* RECORDS FOR THIS EXERCISE:
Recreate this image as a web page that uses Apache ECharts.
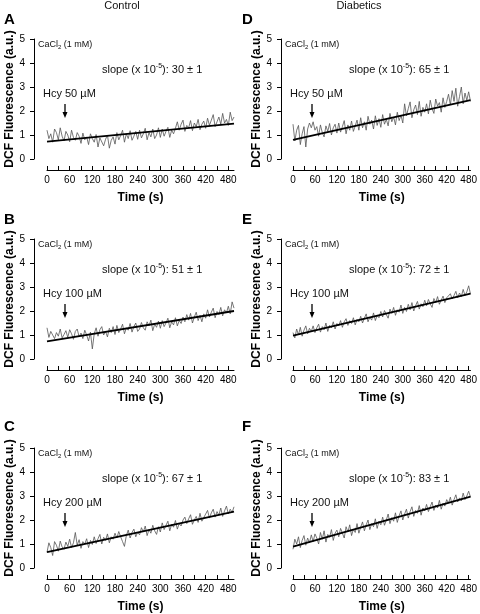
<!DOCTYPE html>
<html>
<head>
<meta charset="utf-8">
<script src="https://cdn.jsdelivr.net/npm/echarts@6/dist/echarts.min.js"></script>
<style>html,body{margin:0;padding:0;background:#fff}#c{width:480px;height:614px}</style>
</head>
<body>
<div id="c"></div>
<script>
// ---- data ----
const TIME = [0,5,10,15,20,25,30,35,40,45,50,55,60,65,70,75,80,85,90,95,100,105,110,115,120,125,130,135,140,145,150,155,160,165,170,175,180,185,190,195,200,205,210,215,220,225,230,235,240,245,250,255,260,265,270,275,280,285,290,295,300,305,310,315,320,325,330,335,340,345,350,355,360,365,370,375,380,385,390,395,400,405,410,415,420,425,430,435,440,445,450,455,460,465,470,475,480,485,490,495];
const X_LABELS = [0,60,120,180,240,300,360,420,480];
const X_TICKS = [0,30,60,90,120,150,180,210,240,270,300,330,360,390,420,450,480];
const PANEL_LETTERS = ['A','B','C','D','E','F'];
const COLUMN_TITLES = ['Control','Diabetics'];
const HCY_LABELS = ['Hcy 50 µM','Hcy 100 µM','Hcy 200 µM','Hcy 50 µM','Hcy 100 µM','Hcy 200 µM'];
const SLOPES = ['30 ± 1','51 ± 1','67 ± 1','65 ± 1','72 ± 1','83 ± 1'];

const traceA = [1.2,0.85,1.05,0.7,1.25,1.1,0.8,1.3,0.95,0.75,1.15,
 1.0,0.72,1.2,0.9,0.78,1.1,
 0.95,0.65,1.08,0.8,0.92,0.6,1.05,0.85,
 0.7,1.02,0.5,0.88,0.95,0.55,0.82,1.0,0.45,0.78,0.92,0.62,
 1.1,0.8,0.98,1.2,0.7,1.05,0.85,1.18,0.78,0.95,1.15,0.82,
 1.2,0.88,1.05,1.28,0.8,1.1,0.92,1.25,0.85,1.0,1.3,0.9,
 1.25,0.95,1.15,1.32,0.9,1.2,1.05,1.28,
 1.55,1.2,1.45,1.62,1.15,1.4,1.3,1.6,1.18,1.5,1.35,1.65,1.22,1.45,1.58,1.28,
 1.7,1.4,1.62,1.85,1.35,1.55,1.75,1.45,1.9,1.5,1.65,1.4,1.95,1.6,1.75];
const traceB = [1.3,0.9,1.15,1.2,0.85,1.1,0.95,1.25,0.88,1.02,1.18,
 0.9,1.22,1.05,0.82,1.15,1.25,0.92,1.08,0.85,1.2,1.0,0.75,1.12,0.42,
 1.05,1.3,0.95,1.22,1.35,1.0,1.15,0.92,1.28,1.1,1.35,1.02,
 1.4,1.1,1.25,1.45,1.05,1.3,1.2,1.48,1.12,1.35,1.5,1.15,
 1.25,1.52,1.3,1.2,1.55,1.38,1.62,1.18,1.45,1.32,1.58,1.28,
 1.6,1.35,1.5,1.7,1.3,1.55,1.42,1.72,1.38,1.6,1.48,1.75,
 1.55,1.85,1.62,1.9,1.5,1.75,1.95,1.6,1.82,1.55,1.88,1.7,
 2.05,1.75,1.95,2.12,1.72,1.98,1.85,2.15,1.8,2.05,1.92,2.2,1.88,2.38,2.12];
const traceC = [0.65,1.05,0.85,0.52,1.1,0.95,0.7,1.12,0.88,0.78,1.08,
 0.9,1.2,0.85,1.05,1.48,0.95,1.18,0.82,1.1,1.0,1.22,0.85,1.15,0.98,
 1.3,1.02,1.22,1.4,1.0,1.28,1.15,1.42,1.05,1.3,1.2,1.45,
 1.25,1.52,1.3,1.1,0.9,1.35,1.58,1.25,1.48,1.62,1.3,1.5,
 1.38,1.68,1.5,1.75,1.35,1.6,1.45,1.78,1.55,1.4,1.72,1.5,
 1.88,1.6,1.78,1.95,1.55,1.82,1.7,1.98,1.62,1.85,1.75,2.0,
 2.12,1.85,2.05,2.22,1.82,2.0,2.15,1.9,2.28,1.95,2.1,2.25,
 2.4,2.08,2.3,2.45,2.12,2.35,2.2,2.5,2.15,2.38,2.58,2.25,2.45,2.32,2.55];
const traceD = [1.45,0.75,1.2,1.4,0.6,1.05,1.35,0.5,1.25,1.5,1.3,
 1.55,1.2,1.35,0.95,1.42,1.1,0.92,1.38,1.15,1.48,1.0,1.3,1.45,1.08,
 1.5,1.12,1.35,1.6,1.05,1.42,1.2,1.58,1.15,1.38,1.62,1.2,
 1.72,1.3,1.55,1.2,1.78,1.45,1.62,1.25,1.8,1.4,1.68,1.32,
 1.85,1.45,1.65,1.38,1.9,1.55,1.75,1.42,1.95,1.6,1.82,1.5,
 2.3,1.8,2.1,2.38,1.72,2.05,2.25,1.85,2.4,1.78,2.15,1.95,
 2.3,1.88,2.45,2.1,1.9,2.5,2.2,2.35,1.95,2.55,2.15,2.4,
 2.7,2.25,2.85,2.4,2.95,2.2,2.6,3.0,2.3,2.75,2.45,2.8,2.4];
const traceE = [1.1,0.88,1.25,1.0,1.32,0.95,1.2,1.38,1.05,1.28,1.15,
 1.38,1.1,1.3,1.45,1.12,1.35,1.22,1.5,1.15,1.4,1.3,1.55,1.25,1.48,
 1.38,1.6,1.32,1.55,1.68,1.4,1.6,1.48,1.72,1.42,1.65,1.55,
 1.78,1.5,1.7,1.88,1.55,1.75,1.62,1.92,1.6,1.82,1.72,1.98,
 1.75,2.02,1.85,1.7,2.08,1.9,2.15,1.82,2.05,1.95,2.25,1.9,
 2.15,1.98,2.28,2.05,2.35,2.0,2.22,2.4,2.08,2.3,2.18,2.45,
 2.22,2.48,2.3,2.15,2.52,2.35,2.6,2.28,2.45,2.62,2.35,2.55,
 2.48,2.72,2.5,2.65,2.82,2.55,2.75,2.6,2.9,2.65,2.8,3.05,2.7];
const traceF = [0.78,1.2,1.0,1.3,0.85,1.15,1.35,0.95,1.25,1.05,1.38,
 1.1,1.42,1.25,1.0,1.48,1.2,1.55,1.08,1.4,1.28,1.6,1.15,1.45,1.58,
 1.3,1.65,1.45,1.25,1.72,1.5,1.8,1.35,1.62,1.48,1.85,1.45,
 1.7,1.92,1.55,1.8,2.0,1.6,1.85,1.72,2.05,1.65,1.95,1.8,
 2.12,1.78,2.0,2.25,1.85,2.1,1.95,2.3,1.9,2.18,2.38,2.0,
 2.25,2.45,2.08,2.35,2.55,2.15,2.4,2.28,2.6,2.2,2.5,2.38,
 2.65,2.35,2.55,2.75,2.4,2.62,2.5,2.82,2.45,2.7,2.58,2.85,
 2.7,2.95,2.62,2.85,3.05,2.75,2.92,2.8,3.12,2.85,3.0,3.2,2.95];
// fitted regression lines: [t, value] at start and end
const fitA = [[0,0.72],[495,1.47]];
const fitB = [[0,0.73],[495,2.0]];
const fitC = [[0,0.66],[495,2.35]];
const fitD = [[0,0.80],[485,2.45]];
const fitE = [[0,0.97],[485,2.72]];
const fitF = [[0,0.89],[485,2.97]];

const TRACES = [traceA,traceB,traceC,traceD,traceE,traceF];
const FITS = [fitA,fitB,fitC,fitD,fitE,fitF];

// ---- layout ----
const FONT = "'Liberation Sans', Arial, sans-serif";
const ROW_TOP = [39, 239, 448];
const ROW_OY = [0, 200, 409];
const LETTER_Y = [21, 221, 428];
const COL_LEFT = [47, 293];
const COL_OX = [0, 247];
const COL_MAX = [495, 485];
const COL_YOFF = [13, 12];

const grids = [], xAxes = [], yAxes = [], series = [], graphics = [];
for (let p = 0; p < 6; p++) {
  const c = p < 3 ? 0 : 1, r = p % 3;
  grids.push({left: COL_LEFT[c], top: ROW_TOP[r], width: 187, height: 120});
  xAxes.push({
    gridIndex: p, type: 'value', min: 0, max: COL_MAX[c], offset: 11, position: 'bottom',
    axisLine: {show: true, onZero: false, lineStyle: {color: '#000', width: 1}},
    axisTick: {show: true, inside: true, length: 4, customValues: X_TICKS, lineStyle: {color: '#000'}},
    axisLabel: {customValues: X_LABELS, fontSize: 10, margin: 5, color: '#000', fontFamily: FONT},
    splitLine: {show: false},
    name: 'Time (s)', nameLocation: 'middle', nameGap: 22,
    nameTextStyle: {fontSize: 12, fontWeight: 'bold', color: '#000', fontFamily: FONT}
  });
  yAxes.push({
    gridIndex: p, type: 'value', min: 0, max: 5, interval: 1, offset: COL_YOFF[c], position: 'left',
    axisLine: {show: true, onZero: false, lineStyle: {color: '#000', width: 1}},
    axisTick: {show: true, inside: false, length: 4, lineStyle: {color: '#000'}},
    axisLabel: {fontSize: 10, margin: 9, color: '#000', fontFamily: FONT},
    splitLine: {show: false},
    name: 'DCF Fluorescence (a.u.)', nameLocation: 'middle', nameGap: 16, nameRotate: 90,
    nameTextStyle: {fontSize: 12, fontWeight: 'bold', color: '#000', fontFamily: FONT}
  });
  series.push({
    type: 'line', xAxisIndex: p, yAxisIndex: p, showSymbol: false, silent: true,
    data: TRACES[p].map((v, i) => [TIME[i], v]),
    lineStyle: {color: '#555', width: 0.8}, clip: true, z: 2
  });
  series.push({
    type: 'line', xAxisIndex: p, yAxisIndex: p, showSymbol: false, silent: true,
    data: FITS[p], lineStyle: {color: '#000', width: 1.8}, z: 3
  });

  const ox = COL_OX[c], oy = ROW_OY[r];
  graphics.push({type: 'text', left: c ? 242 : 4, top: LETTER_Y[r] - 9,
    style: {text: PANEL_LETTERS[p], font: 'bold 15px ' + FONT, fill: '#000'}});
  graphics.push({type: 'text', x: 38 + ox, y: 45 + oy,
    style: {text: '{a|CaCl}{b|2}{a| (1 mM)}', verticalAlign: 'middle', fill: '#111',
      rich: {a: {fontSize: 9, fontFamily: FONT, lineHeight: 11, verticalAlign: 'middle'},
             b: {fontSize: 6, fontFamily: FONT, lineHeight: 11, verticalAlign: 'bottom'}}}});
  graphics.push({type: 'text', x: 102 + ox, y: 70 + oy,
    style: {text: '{a|slope (x 10}{s|-5}{a|): ' + SLOPES[p] + '}', verticalAlign: 'middle', fill: '#111',
      rich: {a: {fontSize: 11, fontFamily: FONT, lineHeight: 14, verticalAlign: 'middle'},
             s: {fontSize: 7, fontFamily: FONT, lineHeight: 14, verticalAlign: 'top'}}}});
  graphics.push({type: 'text', x: 43 + ox, y: 94 + oy,
    style: {text: HCY_LABELS[p], font: '11px ' + FONT, fill: '#111', verticalAlign: 'middle'}});
  const ax = 65 + ox;
  graphics.push({type: 'line', shape: {x1: ax, y1: 104 + oy, x2: ax, y2: 113 + oy},
    style: {stroke: '#000', lineWidth: 1.3}});
  graphics.push({type: 'polygon', shape: {points: [[ax - 2.5, 112 + oy], [ax + 2.5, 112 + oy], [ax, 118 + oy]]},
    style: {fill: '#000'}});
}
graphics.push({type: 'text', x: 122, y: 6, style: {text: COLUMN_TITLES[0], font: '11px ' + FONT, fill: '#111', align: 'center', verticalAlign: 'middle'}});
graphics.push({type: 'text', x: 359, y: 6, style: {text: COLUMN_TITLES[1], font: '11px ' + FONT, fill: '#111', align: 'center', verticalAlign: 'middle'}});

const chart = echarts.init(document.getElementById('c'), null, {renderer: 'canvas'});
chart.setOption({
  animation: false,
  backgroundColor: '#fff',
  textStyle: {fontFamily: FONT},
  grid: grids, xAxis: xAxes, yAxis: yAxes, series: series,
  graphic: graphics
});
</script>
</body>
</html>
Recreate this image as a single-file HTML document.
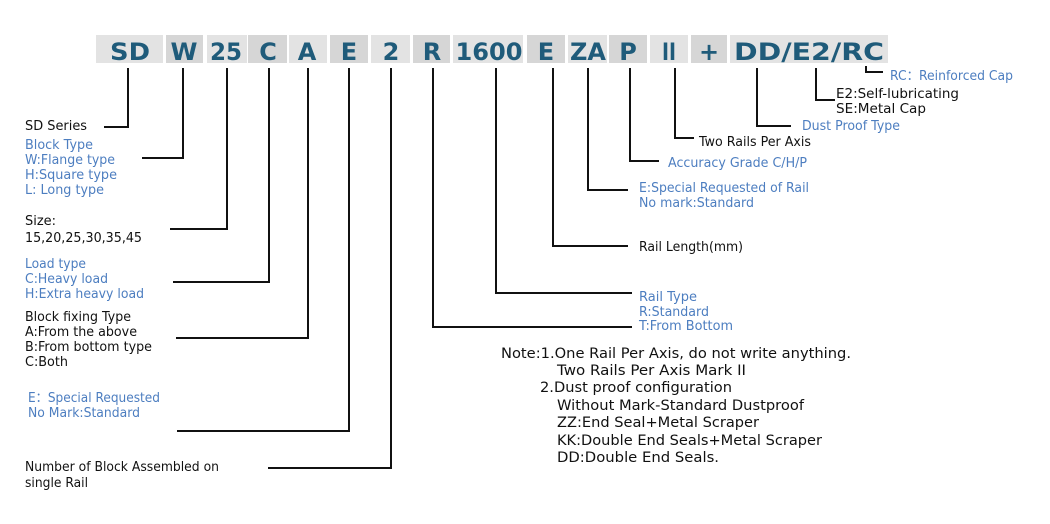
<!DOCTYPE html>
<html><head><meta charset="utf-8"><style>
html,body{margin:0;padding:0;background:#fff;}
svg{display:block}
.t{font-family:"DejaVu Sans","Liberation Sans",sans-serif;font-size:13px;fill:#111}
.b{font-family:"DejaVu Sans","Liberation Sans",sans-serif;font-size:13px;fill:#4d7ec0}
.n{font-family:"DejaVu Sans","Liberation Sans",sans-serif;font-size:14.5px;fill:#111}
.k{font-family:"DejaVu Sans","Liberation Sans",sans-serif;font-size:24px;font-weight:bold;fill:#1f5b7a}
</style></head><body>
<svg width="1050" height="524" viewBox="0 0 1050 524" xmlns="http://www.w3.org/2000/svg">
<g>
<rect x="96" y="35" width="67" height="28" fill="#e3e3e3"/>
<rect x="166" y="35" width="37" height="28" fill="#d6d6d6"/>
<rect x="207" y="35" width="40" height="28" fill="#e3e3e3"/>
<rect x="248" y="35" width="39" height="28" fill="#d6d6d6"/>
<rect x="289" y="35" width="38" height="28" fill="#e3e3e3"/>
<rect x="330" y="35" width="38" height="28" fill="#d6d6d6"/>
<rect x="371" y="35" width="39" height="28" fill="#e3e3e3"/>
<rect x="413" y="35" width="37" height="28" fill="#d6d6d6"/>
<rect x="453" y="35" width="70" height="28" fill="#e3e3e3"/>
<rect x="527" y="35" width="38" height="28" fill="#d6d6d6"/>
<rect x="568" y="35" width="39" height="28" fill="#e3e3e3"/>
<rect x="609" y="35" width="38" height="28" fill="#d6d6d6"/>
<rect x="650" y="35" width="38" height="28" fill="#e3e3e3"/>
<rect x="691" y="35" width="36" height="28" fill="#d6d6d6"/>
<rect x="730" y="35" width="158" height="28" fill="#e3e3e3"/>
</g>
<g class="k" text-anchor="middle">
<text x="130" y="60" textLength="40" lengthAdjust="spacingAndGlyphs">SD</text>
<text x="184" y="60" textLength="27" lengthAdjust="spacingAndGlyphs">W</text>
<text x="226" y="60" textLength="32" lengthAdjust="spacingAndGlyphs">25</text>
<text x="268" y="60">C</text>
<text x="307" y="60">A</text>
<text x="349" y="60">E</text>
<text x="391" y="60">2</text>
<text x="432" y="60">R</text>
<text x="489" y="60" textLength="67" lengthAdjust="spacingAndGlyphs">1600</text>
<text x="546" y="60">E</text>
<text x="588" y="60" textLength="36" lengthAdjust="spacingAndGlyphs">ZA</text>
<text x="628" y="60">P</text>
<text x="669" y="60" textLength="14" lengthAdjust="spacingAndGlyphs">II</text>
<text x="709" y="60">+</text>
<text x="809" y="60" textLength="150" lengthAdjust="spacingAndGlyphs">DD/E2/RC</text>
</g>
<g stroke="#111" stroke-width="2" fill="none">
<polyline points="128,68 128,127 104,127"/>
<polyline points="183,68 183,158 142,158"/>
<polyline points="227,68 227,229 170,229"/>
<polyline points="269,68 269,282 173,282"/>
<polyline points="308,68 308,338 176,338"/>
<polyline points="349,68 349,431 177,431"/>
<polyline points="391,68 391,468 268,468"/>
<polyline points="433,68 433,327 632,327"/>
<polyline points="496,68 496,293 632,293"/>
<polyline points="553,68 553,246 628,246"/>
<polyline points="588,68 588,190 628,190"/>
<polyline points="630,68 630,161 659,161"/>
<polyline points="675,68 675,138 694,138"/>
<polyline points="757,68 757,126 791,126"/>
<polyline points="816,68 816,100 835,100"/>
<polyline points="866,66 866,72 883,72"/>
</g>
<g>
<text class="t" x="25" y="130" textLength="62" lengthAdjust="spacingAndGlyphs">SD Series</text>
<text class="b" x="25" y="149" textLength="68" lengthAdjust="spacingAndGlyphs">Block Type</text>
<text class="b" x="25" y="164" textLength="90" lengthAdjust="spacingAndGlyphs">W:Flange type</text>
<text class="b" x="25" y="179" textLength="92" lengthAdjust="spacingAndGlyphs">H:Square type</text>
<text class="b" x="25" y="194" textLength="79" lengthAdjust="spacingAndGlyphs">L: Long type</text>
<text class="t" x="25" y="225" textLength="31" lengthAdjust="spacingAndGlyphs">Size:</text>
<text class="t" x="25" y="242" textLength="117" lengthAdjust="spacingAndGlyphs">15,20,25,30,35,45</text>
<text class="b" x="25" y="268" textLength="61" lengthAdjust="spacingAndGlyphs">Load type</text>
<text class="b" x="25" y="283" textLength="83" lengthAdjust="spacingAndGlyphs">C:Heavy load</text>
<text class="b" x="25" y="298" textLength="119" lengthAdjust="spacingAndGlyphs">H:Extra heavy load</text>
<text class="t" x="25" y="321" textLength="106" lengthAdjust="spacingAndGlyphs">Block fixing Type</text>
<text class="t" x="25" y="336" textLength="112" lengthAdjust="spacingAndGlyphs">A:From the above</text>
<text class="t" x="25" y="351" textLength="127" lengthAdjust="spacingAndGlyphs">B:From bottom type</text>
<text class="t" x="25" y="366" textLength="43" lengthAdjust="spacingAndGlyphs">C:Both</text>
<text class="b" x="28" y="402" textLength="132" lengthAdjust="spacingAndGlyphs">E：Special Requested</text>
<text class="b" x="28" y="417" textLength="112" lengthAdjust="spacingAndGlyphs">No Mark:Standard</text>
<text class="t" x="25" y="471" textLength="194" lengthAdjust="spacingAndGlyphs">Number of Block Assembled on</text>
<text class="t" x="25" y="487" textLength="63" lengthAdjust="spacingAndGlyphs">single Rail</text>

<text class="b" x="890" y="80" textLength="123" lengthAdjust="spacingAndGlyphs">RC：Reinforced Cap</text>
<text class="t" x="836" y="98" textLength="123" lengthAdjust="spacingAndGlyphs">E2:Self-lubricating</text>
<text class="t" x="836" y="113" textLength="90" lengthAdjust="spacingAndGlyphs">SE:Metal Cap</text>
<text class="b" x="802" y="130" textLength="98" lengthAdjust="spacingAndGlyphs">Dust Proof Type</text>
<text class="t" x="699" y="146" textLength="112" lengthAdjust="spacingAndGlyphs">Two Rails Per Axis</text>
<text class="b" x="668" y="167" textLength="139" lengthAdjust="spacingAndGlyphs">Accuracy Grade C/H/P</text>
<text class="b" x="639" y="192" textLength="170" lengthAdjust="spacingAndGlyphs">E:Special Requested of Rail</text>
<text class="b" x="639" y="207" textLength="115" lengthAdjust="spacingAndGlyphs">No mark:Standard</text>
<text class="t" x="639" y="251" textLength="104" lengthAdjust="spacingAndGlyphs">Rail Length(mm)</text>
<text class="b" x="639" y="301" textLength="58" lengthAdjust="spacingAndGlyphs">Rail Type</text>
<text class="b" x="639" y="316" textLength="70" lengthAdjust="spacingAndGlyphs">R:Standard</text>
<text class="b" x="639" y="330" textLength="94" lengthAdjust="spacingAndGlyphs">T:From Bottom</text>

<text class="n" x="501" y="358" textLength="350" lengthAdjust="spacingAndGlyphs">Note:1.One Rail Per Axis, do not write anything.</text>
<text class="n" x="557" y="375" textLength="189" lengthAdjust="spacingAndGlyphs">Two Rails Per Axis Mark II</text>
<text class="n" x="540" y="392" textLength="192" lengthAdjust="spacingAndGlyphs">2.Dust proof configuration</text>
<text class="n" x="557" y="410" textLength="247" lengthAdjust="spacingAndGlyphs">Without Mark-Standard Dustproof</text>
<text class="n" x="557" y="427" textLength="202" lengthAdjust="spacingAndGlyphs">ZZ:End Seal+Metal Scraper</text>
<text class="n" x="557" y="445" textLength="265" lengthAdjust="spacingAndGlyphs">KK:Double End Seals+Metal Scraper</text>
<text class="n" x="557" y="462" textLength="162" lengthAdjust="spacingAndGlyphs">DD:Double End Seals.</text>
</g>
</svg>
</body></html>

* DO THIS:
Work out the number of lines above that include the string "image" and write only that number.

* ANSWER TO THIS PROBLEM:
2